We’re not just declining bodies 


This is what I’ve learned through farming: that life takes time to grow, that all beginnings are small, and that all relationships ripen in time. In an era of climate disaster, the lives of women farmers are volatile, arduous, and unpredictable, yet because of this our sense of being alive becomes more vivid. The bodies that vividly remembers the land where seeds are nurtured, the labor built with care, the seasons of life—these are not beings in decline but rather bridges connecting the earth and humanity. Female farmers’ lives are precarious, but we are acting, in our small way, to plant the ‘next world.’

Rapeseed flowers that turn the front garden yellow and the bees that hover around them. (Photo provided by Lee Wan)

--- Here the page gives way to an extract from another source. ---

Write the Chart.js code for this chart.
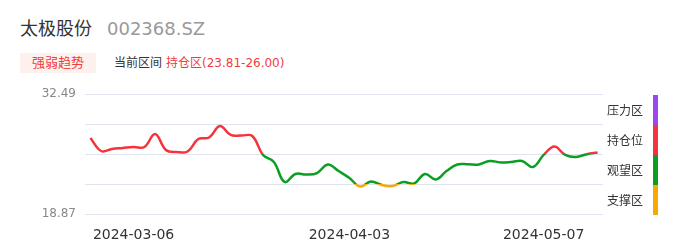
<!DOCTYPE html>
<html>
<head>
<meta charset="utf-8">
<script src="https://cdn.jsdelivr.net/npm/chart.js@4/dist/chart.umd.min.js"></script>
<style>
  html, body { margin: 0; padding: 0; background: #fff; }
  body { width: 686px; height: 247px; position: relative; overflow: hidden;
         font-family: "DejaVu Sans", "Noto Sans CJK SC", sans-serif; }
  #chart { position: absolute; left: 0; top: 0; }
  .abs { position: absolute; white-space: nowrap; }
  #name { left: 20px; top: 19px; font-size: 18px; line-height: 20px; color: #333; }
  #code { left: 107px; top: 19px; font-size: 18px; line-height: 20px; color: #999; }
  #tag { left: 20px; top: 53px; width: 76px; height: 20px; line-height: 20px; text-align: center;
         font-size: 13px; color: #f23c3c; background: #fdf1ee; }
  #range { left: 114px; top: 55px; font-size: 12px; line-height: 16px; color: #333; }
  #range span { color: #f23c3c; margin-left: 4px; }
</style>
</head>
<body>
<div class="abs" id="name">太极股份</div>
<div class="abs" id="code">002368.SZ</div>
<div class="abs" id="tag">强弱趋势</div>
<div class="abs" id="range">当前区间<span>持仓区(23.81-26.00)</span></div>
<canvas id="chart" width="686" height="247"></canvas>
<script>
// --- data ---
const dates = [
  "2024-02-29","2024-03-01","2024-03-04","2024-03-05","2024-03-06","2024-03-07","2024-03-08",
  "2024-03-11","2024-03-12","2024-03-13","2024-03-14","2024-03-15","2024-03-18","2024-03-19",
  "2024-03-20","2024-03-21","2024-03-22","2024-03-25","2024-03-26","2024-03-27","2024-03-28",
  "2024-03-29","2024-04-01","2024-04-02","2024-04-03","2024-04-08","2024-04-09","2024-04-10",
  "2024-04-11","2024-04-12","2024-04-15","2024-04-16","2024-04-17","2024-04-18","2024-04-19",
  "2024-04-22","2024-04-23","2024-04-24","2024-04-25","2024-04-26","2024-04-29","2024-05-06",
  "2024-05-07","2024-05-08","2024-05-09","2024-05-10","2024-05-13","2024-05-14"
];
const prices = [
  27.50, 26.02, 26.25, 26.36, 26.47, 26.47, 27.95, 26.13, 25.91, 25.96, 27.38, 27.55,
  28.86, 27.84, 27.78, 27.72, 25.57, 24.77, 22.50, 23.41, 23.35, 23.52, 24.49, 23.75,
  22.96, 21.99, 22.56, 22.16, 22.05, 22.50, 22.33, 23.41, 22.79, 23.75, 24.49, 24.51,
  24.49, 24.89, 24.72, 24.77, 24.89, 24.20, 25.57, 26.53, 25.57, 25.34, 25.66, 25.85
];
const shownDates = ["2024-03-06", "2024-04-03", "2024-05-07"];
const yTicks = [18.87, 22.275, 25.68, 29.085, 32.49];

// zones, bottom to top
const zoneNames = ["支撑区", "观望区", "持仓位", "压力区"];
const zoneColors = ["#f7a900", "#0a9e23", "#f5333d", "#9d47f2"];
const zoneBounds = [18.87, 22.275, 25.68, 29.085, 32.49];

function lineColor(context) {
  const chart = context.chart;
  const area = chart.chartArea;
  if (!area) return zoneColors[1];
  const y = chart.scales.y;
  const top = y.getPixelForValue(zoneBounds[zoneBounds.length - 1]);
  const bottom = y.getPixelForValue(zoneBounds[0]);
  const g = chart.ctx.createLinearGradient(0, bottom, 0, top);
  const span = zoneBounds[zoneBounds.length - 1] - zoneBounds[0];
  zoneColors.forEach((c, i) => {
    const a = (zoneBounds[i] - zoneBounds[0]) / span;
    const b = (zoneBounds[i + 1] - zoneBounds[0]) / span;
    g.addColorStop(a, c);
    g.addColorStop(b, c);
  });
  return g;
}

// right side zone bar + labels
const zoneLegend = {
  id: "zoneLegend",
  afterDraw(chart) {
    const c = chart.ctx;
    const y = chart.scales.y;
    c.save();
    c.font = "12px 'DejaVu Sans', 'Noto Sans CJK SC'";
    c.textAlign = "center";
    c.textBaseline = "middle";
    zoneNames.forEach((name, i) => {
      const y0 = y.getPixelForValue(zoneBounds[i + 1]) + 1;
      const y1 = y.getPixelForValue(zoneBounds[i]) + 1;
      c.fillStyle = zoneColors[i];
      c.fillRect(653, y0, 5, y1 - y0);
      c.fillStyle = "#333";
      c.fillText(name, 625, (y0 + y1) / 2 + 2);
    });
    c.restore();
  }
};

new Chart(document.getElementById("chart"), {
  type: "line",
  data: {
    labels: dates,
    datasets: [{
      data: prices,
      borderColor: lineColor,
      borderWidth: 2.5,
      tension: 0.4,
      pointRadius: 0,
      fill: false
    }]
  },
  options: {
    responsive: false,
    animation: false,
    layout: { padding: { left: 0, right: 83, top: 94, bottom: 0 } },
    plugins: { legend: { display: false }, tooltip: { enabled: false } },
    scales: {
      x: {
        offset: true,
        grid: { display: false },
        border: { display: false },
        ticks: {
          autoSkip: false,
          maxRotation: 0,
          padding: 5,
          color: "#333",
          font: { family: "DejaVu Sans", size: 14 },
          callback: (v, i) => shownDates.includes(dates[i]) ? dates[i] : ""
        },
        afterFit: s => { s.height = 33; }
      },
      y: {
        min: 18.87,
        max: 32.49,
        border: { display: false },
        grid: { color: "#dfe4f0", drawTicks: false },
        afterBuildTicks: s => { s.ticks = yTicks.map(v => ({ value: v })); },
        afterFit: s => { s.width = 85; },
        ticks: {
          padding: 9,
          color: "#888",
          font: { family: "DejaVu Sans", size: 12 },
          callback: v => (v === yTicks[0] || v === yTicks[yTicks.length - 1]) ? v.toFixed(2) : ""
        }
      }
    }
  },
  plugins: [zoneLegend]
});
</script>
</body>
</html>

 “To be ecologically present in the world is to live in a magical universe, where even stones tell stories.”[2]

 

This is a quote from Freya Mathews, who criticized capitalism for stripping the world of its magic and making everything into resources. Yes, the lives of women farmers still remember that magical order. Stones, blades of grass, sunlight, and my body pass through but remain as stories. This world is a web of living stories, and I am merely a rhythm and a sensation walking through it. Our work is not limited to the labor of tilling the land and harvesting. We are not autonomous individuals, but beings who constitute one another, and the Earth is not ‘my place to live,’ but ‘a web we weave together.’


Original Article: https://ildaro.com/10238



[1] Translator’s note: This appears to be a reference to the fact that the number of farmers is declining.

[2] Translator’s note: I was unable to find the original English quote, so this is a translation of the Korean translation.